Tuesday, 5 May 2009

Z bites the low-fat bullet, and finds low-salt and low-sugar inside

Yes, well, I'll reiterate that I find it much easier to diet when I do it thoroughly. I can quite understand those people, whose pictures one sees in the popular press, who take dieting too far and become frankly too thin. We can all think of celebs who have done that. It's simpler to eat no fat or no carbohydrate or all vegetables or whatever the diet du jour is, than to eat just a little. And if you have a fat-free diet, you don't miss fat. The more you have, the more you want and it's ever so hard to judge just the right amount, in the shorter term at any rate.

Today, I've not eaten what I've wanted.

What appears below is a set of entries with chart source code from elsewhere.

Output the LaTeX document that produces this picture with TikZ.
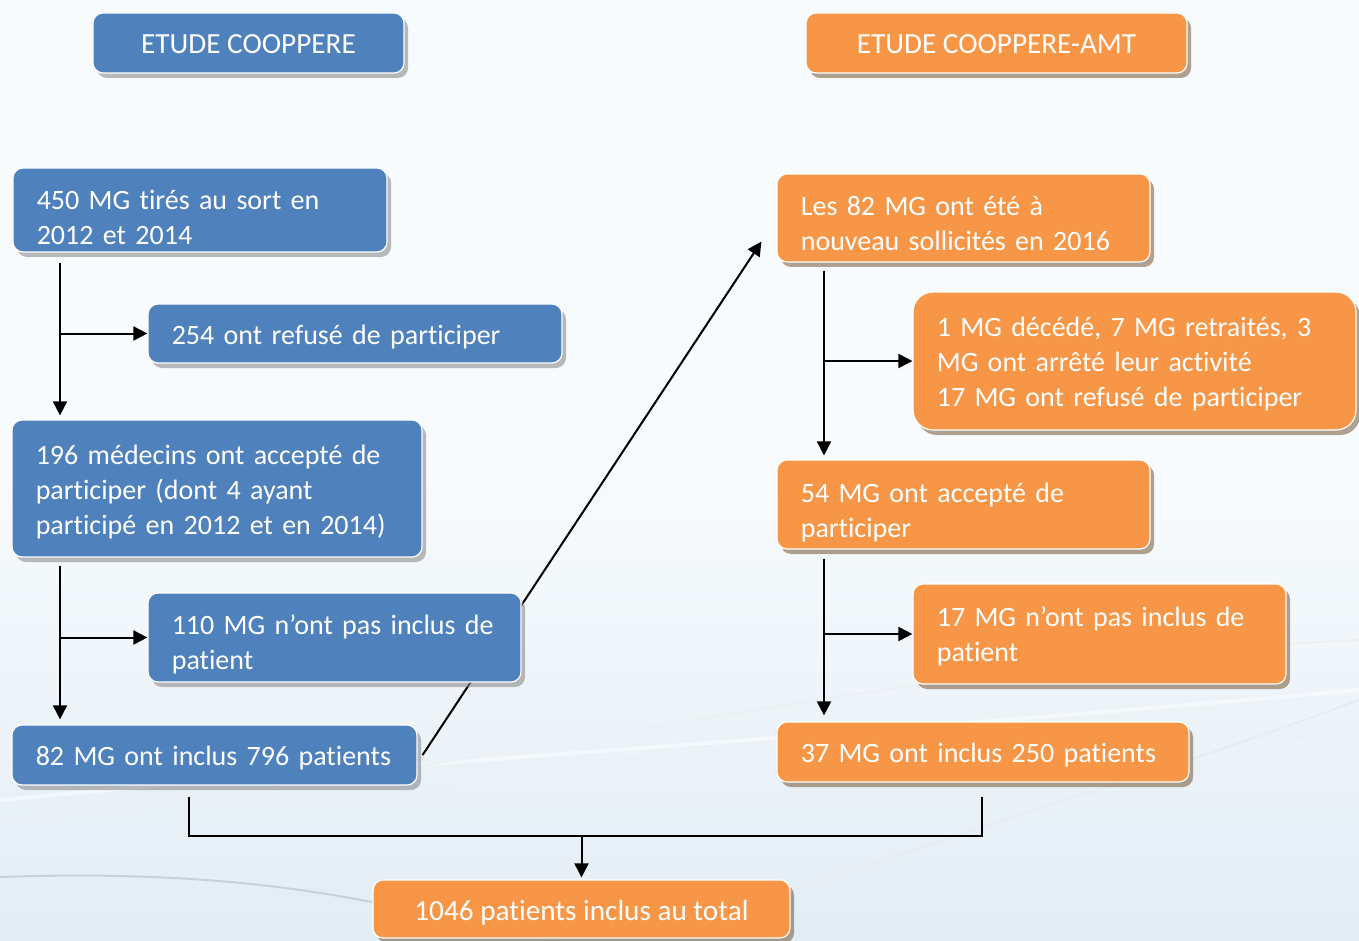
\documentclass[tikz,border=0pt]{standalone}
\usepackage{fontspec}
\setmainfont{Carlito}[Ligatures=NoCommon]
\usetikzlibrary{arrows.meta,shadows,calc}
\definecolor{cblue}{HTML}{4F81BD}
\definecolor{corange}{HTML}{F79646}
\definecolor{bgtop}{HTML}{F8FBFD}
\definecolor{bgbot}{HTML}{E2EDF4}
\definecolor{swoosh}{HTML}{9FB4C2}
\tikzset{
  basebox/.style={draw=white, line width=0.6pt, rounded corners=5pt, inner sep=0pt},
  bluebox/.style={basebox, fill=cblue, drop shadow={shadow xshift=2pt, shadow yshift=-2.5pt, fill=black!45, opacity=0.6}},
  orangebox/.style={basebox, fill=corange, drop shadow={shadow xshift=2pt, shadow yshift=-2.5pt, fill=black!45!brown, opacity=0.5}},
  txt/.style={text=white, font=\fontsize{14pt}{17.5pt}\selectfont, inner sep=0pt, align=left},
  ctxt/.style={text=white, font=\fontsize{14.6pt}{17.5pt}\selectfont, inner sep=0pt, align=center},
  arr/.style={line width=1pt, -{Triangle[length=7pt,width=7pt]}},
  conn/.style={line width=1pt},
}
% #1 box style, #2 name, #3 centre, #4 width, #5 height, #6 text width, #7 text drop, #8 text
\newcommand\flowbox[8]{%
  \node[#1, minimum width=#4, minimum height=#5] (#2) at (#3) {};
  \node[txt, text width=#6, anchor=west] (#2-t) at ([xshift=12pt,yshift=-#7]#2.west) {#8};}
\newcommand\titlebox[7]{%
  \node[#1, minimum width=#4, minimum height=#5] (#2) at (#3) {};
  \node[ctxt] (#2-t) at ([yshift=-#6]#2.center) {#7};}
\begin{document}
\begin{tikzpicture}[x=0.5pt,y=-0.5pt]
\useasboundingbox (0,0) rectangle (1359,941);
\shade[top color=bgtop, bottom color=bgbot, middle color=bgtop] (0,0) rectangle (1359,941);
% faint background swooshes
\draw[swoosh!60, line width=1pt] (0,877) .. controls (200,870) and (320,890) .. (420,912);
\draw[swoosh!35, line width=1pt] (420,912) .. controls (480,930) and (520,940) .. (560,941);
\draw[white, line width=2pt, opacity=0.5] (0,800) .. controls (300,770) and (800,740) .. (1359,690);
\draw[swoosh!20, line width=1pt] (0,820) .. controls (400,790) and (900,660) .. (1359,640);
\draw[swoosh!25, line width=1pt] (760,900) .. controls (1000,820) and (1200,760) .. (1359,700);
\draw[swoosh!20, line width=1pt] (420,790) .. controls (700,740) and (1000,720) .. (1359,740);

\coordinate (lx) at (60,0);
\coordinate (rx) at (824,0);
\coordinate (bx) at (189,0);
\coordinate (ex) at (982,0);
\coordinate (jy) at (0,836);

% boxes touched by the diagonal connector
\flowbox{bluebox}{b5}{214.5,755}{202.5pt}{30pt}{178.5pt}{1.5pt}{82 MG ont inclus 796 patients}
\flowbox{orangebox}{o1}{963.5,218}{186.5pt}{44pt}{162.5pt}{3pt}{Les 82 MG ont été à\\nouveau sollicités en 2016}
\draw[arr] ([xshift=2.5pt]b5.east) -- ([xshift=-7.5pt,yshift=10.5pt]o1.south west);

\titlebox{bluebox}{t1}{248.5,43}{155.5pt}{30pt}{0.5pt}{ETUDE COOPPERE}
\titlebox{orangebox}{t2}{996.5,43}{190.5pt}{30pt}{0.5pt}{ETUDE COOPPERE-AMT}

\flowbox{bluebox}{b1}{200,210}{187pt}{42pt}{163pt}{3.5pt}{450 MG tirés au sort en\\2012 et 2014}
\flowbox{bluebox}{b2}{355,333.5}{207pt}{29.5pt}{183pt}{2pt}{254 ont refusé de participer}
\flowbox{bluebox}{b3}{217,488.5}{205pt}{68.5pt}{181pt}{2pt}{196 médecins ont accepté de\\participer (dont 4 ayant\\participé en 2012 et en 2014)}
\flowbox{bluebox}{b4}{334.5,637.5}{186.5pt}{44.5pt}{162.5pt}{3.5pt}{110 MG n’ont pas inclus de\\patient}

\flowbox{orangebox, rounded corners=10pt}{o2}{1134.5,361}{221.5pt}{69pt}{196.5pt}{1.5pt}{1 MG décédé, 7 MG retraités, 3\\MG ont arrêté leur activité\\17 MG ont refusé de participer}
\flowbox{orangebox}{o3}{963.5,504.5}{186.5pt}{44.5pt}{162.5pt}{4pt}{54 MG ont accepté de\\participer}
\flowbox{orangebox}{o4}{1099.5,634}{186.5pt}{50pt}{162.5pt}{1pt}{17 MG n’ont pas inclus de\\patient}
\flowbox{orangebox}{o5}{983,752}{206pt}{30pt}{182pt}{1.5pt}{37 MG ont inclus 250 patients}
\titlebox{orangebox}{tot}{581.5,909}{208.5pt}{29pt}{2pt}{1046 patients inclus au total}

% left flow
\draw[arr] ([yshift=-5pt]b1.south -| lx) -- ([yshift=2pt]b3.north -| lx);
\draw[arr] (lx |- b2.west) -- (b2.west);
\draw[arr] ([yshift=-4pt]b3.south -| lx) -- ([yshift=2.5pt]b5.north -| lx);
\draw[arr] (lx |- b4.west) -- (b4.west);
% right flow
\draw[arr] ([yshift=-4pt]o1.south -| rx) -- ([yshift=2pt]o3.north -| rx);
\draw[arr] (rx |- o2.west) -- (o2.west);
\draw[arr] ([yshift=-4.5pt]o3.south -| rx) -- ([yshift=3pt]o5.north -| rx);
\draw[arr] (rx |- o4.west) -- (o4.west);
% merge
\draw[conn] ([yshift=-5.5pt]b5.south -| bx) |- (ex |- jy) -- ([yshift=-7pt]o5.south -| ex);
\draw[arr] (tot.north |- jy) -- ([yshift=1pt]tot.north);
\end{tikzpicture}
\end{document}
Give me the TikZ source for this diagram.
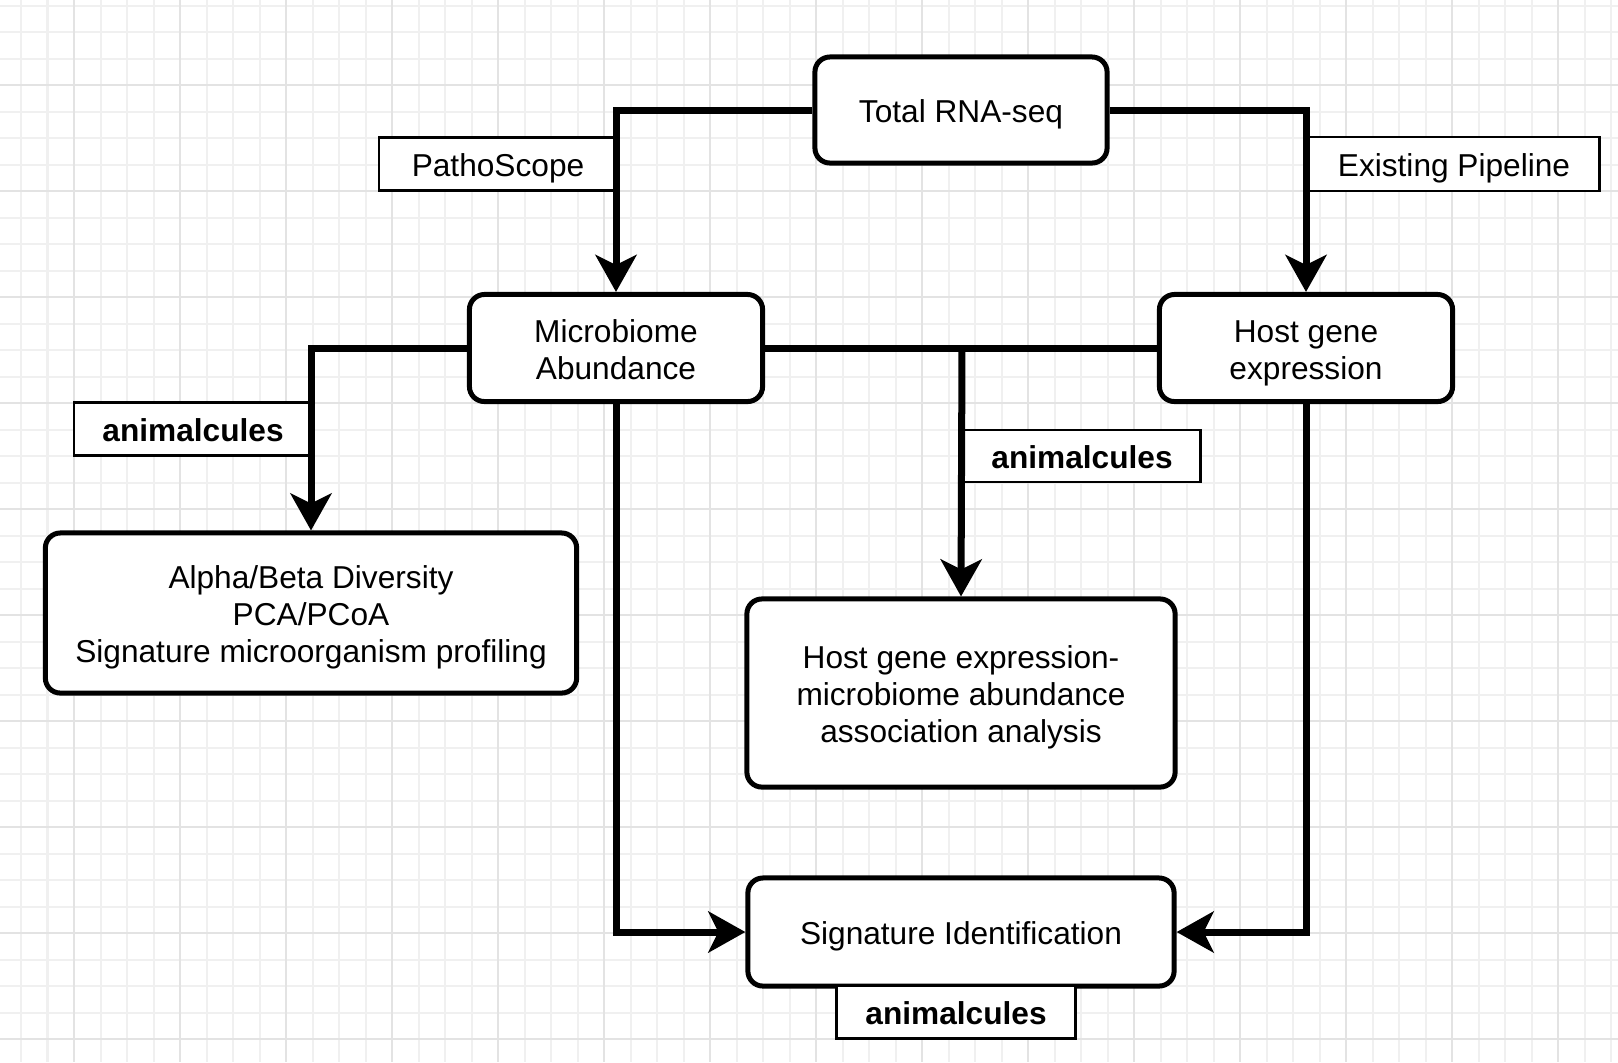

For breakfast, I had an austere dish of porridge made with water, flavoured with a pinch of salt and some cardamon seeds. Lunch was late as I'd been at a meeting in Norwich, at which I accepted two cups of black coffee and refused the biscuits. For 18 months, I've effortlessly ignored biscuits. But today, the plate of chocolate biscuits beside me (how could my hostess, who is 8 inches taller than me and weighs 2 pounds more, have put them by me?) called to me in siren-sweet tones. I didn't have one. For lunch, I had lettuce, celery, two Ryvitas and two oatcakes. Then I had a bowl of plain yoghurt and some prunes. It didn't satisfy, frankly. When giving the family cakes and biscuits for tea, I ate an apple. I'd brought Squiffany and Pugsley some fruit jelly sweets from Italy and I did accept one. This evening, I found it hard, again, to not eat something tasty and fatty, such as cheese. I had another Ryvita, some raw carrot, more lettuce and cucumber.

Tonight, I'm cooking roast chicken, roast potatoes, carrots and spring cabbage. This will, at least, feel like real food. I think it will take me several days to adjust to a weight-loss diet.

In fact, an apple contains as many calories as a biscuit or two. But that isn't the point. If I have a chocolate biscuit or a small slice of cake, that will reinforce the sugar-and-fat craving that keeps us overweight. Both are addictive - not in a medical sense, like cigarettes or heroin, but in a colloquial rather than a clinical sense, in that they make you crave the next fix. If you eat a packet of crisps every day, you 'need' the salt (another culprit) and fat in those crisps. Frankly, tasty as Ryvita is, you ain't going to crave it. Cheap chocolate, containing enough cacao to raise the spirits and a whole lot of sugar, is almost impossible to eat a little of.

Pah. I'm stronger than chocolate. And I'll be back on the bike tomorrow.